Jantungnya seakan diremat-remat. Berdetak lebih cepat daripada biasanya. Telapak tangan Ayana terkepal kuat di bawah meja. Kesal. Mau menampar pipi merona cewek blasteran jepang itu. Kalau bisa sekalian mau acak-acak mukanya sampai jadi mirip rusa. Hellooo, emang siapa dia bisa ngusir-ngusir gue? Dia yang punya kafe? Yang punya tanah? Yang punya pasokan udara di muka bumi ini?! Enggak, kan?!

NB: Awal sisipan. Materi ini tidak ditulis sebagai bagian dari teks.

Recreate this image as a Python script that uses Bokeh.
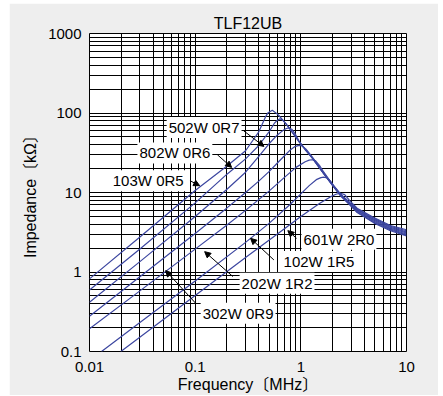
from bokeh.plotting import figure
from bokeh.models import Range1d, FixedTicker, CustomJSTickFormatter, Label, Arrow, NormalHead
from bokeh.embed import file_html
from bokeh.resources import INLINE

# ---- data ----
title_text = "TLF12UB"
x_ticks = [0.01, 0.1, 1, 10]
y_ticks = [0.1, 1, 10, 100, 1000]

freq_103W = [0.01, 0.03, 0.1, 0.2, 0.3, 0.4, 0.464, 0.49, 0.537, 0.577, 0.62, 0.7, 0.77, 0.957, 1.28, 1.65, 2.0, 2.37, 2.9, 3.41, 4.9, 7.05, 10]
z_103W = [0.82, 2.75, 10.6, 21.5, 33.5, 58, 90, 101, 108, 101, 93, 77, 66, 44, 27.4, 17.3, 12.2, 9.1, 7.0, 5.6, 4.15, 3.3, 2.85]

freq_802W = [0.01, 0.03, 0.1, 0.2, 0.3, 0.4, 0.5, 0.56, 0.6, 0.633, 0.67, 0.72, 0.77, 0.957, 1.28, 1.65, 2.0, 2.37, 2.9, 3.41, 4.9, 7.05, 10]
z_802W = [0.595, 1.95, 7.4, 17.0, 26.5, 39, 57.7, 73.9, 81, 84.3, 82, 74, 65.5, 43.8, 27.2, 17.2, 12.3, 9.2, 7.1, 5.7, 4.25, 3.38, 2.93]

freq_502W = [0.01, 0.03, 0.1, 0.2, 0.3, 0.4, 0.5, 0.6, 0.68, 0.73, 0.77, 0.82, 0.88, 0.957, 1.1, 1.28, 1.65, 2.0, 2.37, 2.9, 3.41, 4.9, 7.05, 10]
z_502W = [0.416, 1.35, 5.0, 11.0, 18.0, 28.5, 41, 53, 60.5, 63.8, 64.9, 62.5, 55, 45, 34.5, 27.3, 17.3, 12.4, 9.3, 7.2, 5.85, 4.38, 3.46, 3.01]

freq_302W = [0.01, 0.03, 0.1, 0.2, 0.3, 0.4, 0.5, 0.6, 0.7, 0.8, 0.88, 0.957, 1.03, 1.12, 1.28, 1.65, 2.0, 2.37, 2.9, 3.41, 4.9, 7.05, 10]
z_302W = [0.277, 0.87, 3.05, 6.4, 10.0, 13.9, 18.3, 23.5, 29.0, 34.6, 37.8, 39.2, 38.5, 35, 28, 17.5, 12.5, 9.4, 7.3, 5.95, 4.5, 3.55, 3.1]

freq_202W = [0.01, 0.03, 0.1, 0.2, 0.3, 0.5, 0.7, 0.9, 1.1, 1.2, 1.28, 1.38, 1.5, 1.65, 2.0, 2.37, 2.9, 3.41, 4.9, 7.05, 10]
z_202W = [0.193, 0.579, 1.94, 3.91, 5.96, 10.4, 15.5, 20.7, 24.4, 25.5, 25.8, 25, 22, 18, 12.6, 9.5, 7.4, 6.1, 4.62, 3.65, 3.2]

freq_102W = [0.013, 0.03, 0.1, 0.3, 0.5, 0.8, 1.0, 1.2, 1.4, 1.55, 1.65, 1.78, 1.9, 2.05, 2.37, 2.9, 3.41, 4.9, 7.05, 10]
z_102W = [0.1, 0.231, 0.77, 2.36, 4.09, 7.16, 9.6, 12.2, 14.5, 15.4, 15.6, 15.2, 14.0, 12.2, 9.6, 7.5, 6.2, 4.75, 3.75, 3.3]

freq_601W = [0.0198, 0.05, 0.1, 0.3, 0.6, 1.0, 1.5, 1.9, 2.15, 2.37, 2.6, 2.9, 3.41, 4.9, 7.05, 10]
z_601W = [0.1, 0.252, 0.505, 1.52, 3.0, 5.0, 7.25, 8.8, 9.5, 9.8, 9.4, 7.9, 6.35, 4.85, 3.85, 3.4]

part_names = ["502W 0R7", "802W 0R6", "103W 0R5", "601W 2R0", "102W 1R5", "202W 1R2", "302W 0R9"]

# ---- annotation placement (data coordinates) ----
label_pos = [(0.05375, 65.8), (0.02843, 31.4), (0.0159, 14.08), (1.0154, 2.576),
             (0.657, 1.351), (0.2634, 0.721), (0.1127, 0.3027)]
arrow_pos = [((0.2874, 59.8), (0.4471, 38.0)),
             ((0.1621, 29.9), (0.2213, 20.7)),
             ((0.0893, 14.08), (0.1103, 12.18)),
             ((0.911, 2.651), (0.7534, 3.314)),
             ((0.5556, 1.419), (0.3346, 2.651)),
             ((0.2277, 0.8752), (0.1230, 1.804)),
             ((0.1011, 0.4044), (0.0526, 1.041))]

FONT = "Liberation Sans, Noto Sans CJK JP"
BLUE = "#3c46a0"
PANEL = "#eeeeee"

p = figure(width=429, height=392, x_axis_type="log", y_axis_type="log",
           x_range=Range1d(0.01, 10), y_range=Range1d(0.1, 1000),
           output_backend="svg", toolbar_location=None,
           min_border_left=80, min_border_right=32, min_border_top=30, min_border_bottom=44,
           background_fill_color="white", border_fill_color=PANEL,
           outline_line_color="black", outline_line_width=1)
p.margin = (3, 5, 1, 9)

p.title.text = title_text
p.title.align = "center"
p.title.text_font = FONT
p.title.text_font_size = "16px"
p.title.text_font_style = "normal"
p.title.text_color = "black"
p.title.standoff = 3

x_minor = [m * 10.0 ** e for e in (-2, -1, 0) for m in range(2, 10)]
y_minor = [m * 10.0 ** e for e in (-1, 0, 1, 2) for m in range(2, 10)]
p.xaxis.ticker = FixedTicker(ticks=x_ticks, minor_ticks=x_minor)
p.yaxis.ticker = FixedTicker(ticks=y_ticks, minor_ticks=y_minor)
fmt = "return String(tick);"
p.xaxis.formatter = CustomJSTickFormatter(code=fmt)
p.yaxis.formatter = CustomJSTickFormatter(code=fmt)

for ax in (p.xaxis, p.yaxis):
    ax.axis_line_color = None
    ax.major_tick_line_color = None
    ax.minor_tick_line_color = None
    ax.major_tick_out = 0
    ax.major_tick_in = 0
    ax.major_label_text_font = FONT
    ax.major_label_text_font_size = "15px"
    ax.major_label_text_color = "black"
    ax.axis_label_text_font = FONT
    ax.axis_label_text_font_size = "16px"
    ax.axis_label_text_font_style = "normal"
    ax.axis_label_text_color = "black"

p.xaxis.axis_label = "Frequency〔MHz〕"
p.yaxis.axis_label = "Impedance〔kΩ〕"
p.xaxis.major_label_standoff = 6
p.yaxis.major_label_standoff = 4
p.xaxis.axis_label_standoff = 1
p.yaxis.axis_label_standoff = 6

for g in (p.xgrid, p.ygrid):
    g.grid_line_color = "black"
    g.grid_line_width = 1
    g.grid_line_alpha = 1
    g.minor_grid_line_color = "black"
    g.minor_grid_line_width = 1

curves = [(freq_103W, z_103W), (freq_802W, z_802W), (freq_502W, z_502W), (freq_302W, z_302W),
          (freq_202W, z_202W), (freq_102W, z_102W), (freq_601W, z_601W)]
for f, z in curves:
    p.line(f, z, line_color=BLUE, line_width=1.2)

for name, (lx, ly) in zip(part_names, label_pos):
    p.add_layout(Label(x=lx, y=ly, text=name, text_font=FONT, text_font_size="15px",
                       text_color="black", text_align="left", text_baseline="middle",
                       background_fill_color="white", padding=2))

for (s, e) in arrow_pos:
    p.add_layout(Arrow(x_start=s[0], y_start=s[1], x_end=e[0], y_end=e[1],
                       line_color="black", line_width=1,
                       end=NormalHead(size=6, fill_color="black", line_color="black", line_width=1)))

open("out.html", "w").write(file_html(p, INLINE))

Dan apa tadi katanya? Ayana mengganggu? Tolong kalo punya kaca itu dipakek buat ngaca. Dia nggak sadar apa, kalo mukanya yang sok cantik itu mengganggu banget? Kulit putihnya apalagi, bikin mata gue silau. Sampai mau sakit mata aja rasanya!
"Sebelum lo bilang kayak gitu, gue juga mau pergi."
Yura mengendikkan bahu, "Ya, bagus."
Bibir Ayana mencedut kesal. "Sorry kalo dengan adanya gue di sini bikin lo terganggu. Gue cuma menghargai Bagas yang udah ngundang gue ke sini. Selebihnya, gue juga nggak suka lama-lama ada sini."
Apalagi ada lo!
Ingin sekali Ayana menambahi.
"Oh, ya. Satu lagi." Ayana menghentikan langkah mendengar Yura menginterupsi. Ia menoleh. "Jauhi Bagas. Jangan deket-deket sama dia lagi."
"Kenapa harus?" tanya Ayana.
"Gue cuma mau lo sadar diri aja. Lo bukan siapa-siapanya, kan? Cuma orang asing. Dan udah seharusnya orang asing bersikap selayaknya orang asing, kan?"
Bibir Ayana terbuka separo. Woah, mulut Yura ini minta ditampar banget, ya? Ayana membuang napas kesal, "Harusnya lo tanya sama Bagas. Kalo emang dia menganggap gue orang asing, kenapa gue yang ada di sini. Bukannya lo."
Ayana pergi. Berjalan menuju motornya. Saat menatap bunga mawar di tangannya, ia tersenyum kernyih. "Jadi ini bagian pahitnya?"
Ayana membuang bunga itu ke sembarang arah kemudian memasang helm di kepala.
*
Bagas sampai di BitterSweet lalu mematikan mesin motornya. Sejemang ia kembali mengingat perkataan Yudha.
"Kenapa mata gue berkata lain, katanya?" Bagas menggeleng sembari mendengus geli. "Emangnya mata gue bisa ngomong, apa? Aneh."
Usai melepas helm di kepala, Bagas merogoh saku jaket. Mengeluarkan ponsel lalu mengetik sederet pesan.
To: Ayana
Gue udah nyampe. Meja no 7 kan?Tanpa menunggu balasan, Bagas beranjak memasuki kafe. Tapi, ia berhenti sejenak. Sesuatu menarik perhatiannya. Melihat setangkai bunga mawar di bawah kakinya, Bagas memungutnya. "Masih bagus kenapa dibuang?"
Bagas mengendikkan bahu. Tanpa pikir panjang langsung berjalan memasuki area kafe dan entah kenapa ia berpikir untuk membawa bunganya ikut serta. Toh, tidak dibuang ke tong sampah. Saat melirik ke arah pintu masuk kafe, ia melihat Jonathan yang lagi meringis lebar dikelilingi cewek-cewek.
"Halo, Bro!" sapa Jonathan riang ketika bersitatap dengan Bagas.
Bagas terkekeh. Jonathan melebarkan tangan dan Bagas menyambut pelukan. Punggungnya terasa ditepuk-tepuk. "Dateng juga bocah ingusan kebanggaan gue ini."
Bagas mendecak, "Mau sampai kapan sih, ngatain gue ingusan? Gue udah gede."
"Gede badan doang aja, belagu." Jonathan menepuk bahu Bagas, "Katanya udah gedhe, kok jalan sendiri? Pacarnya nggak dibawa?"
Bagas memang tidak bawa pacar, sebab Yura menolak ajakannya, kan? Tapi, di dalam ada Ayana. Bagas mengajaknya kemari dengan tujuan untuk supaya Bagas ada teman, biar tidak terlihat ngenes-ngenes banget.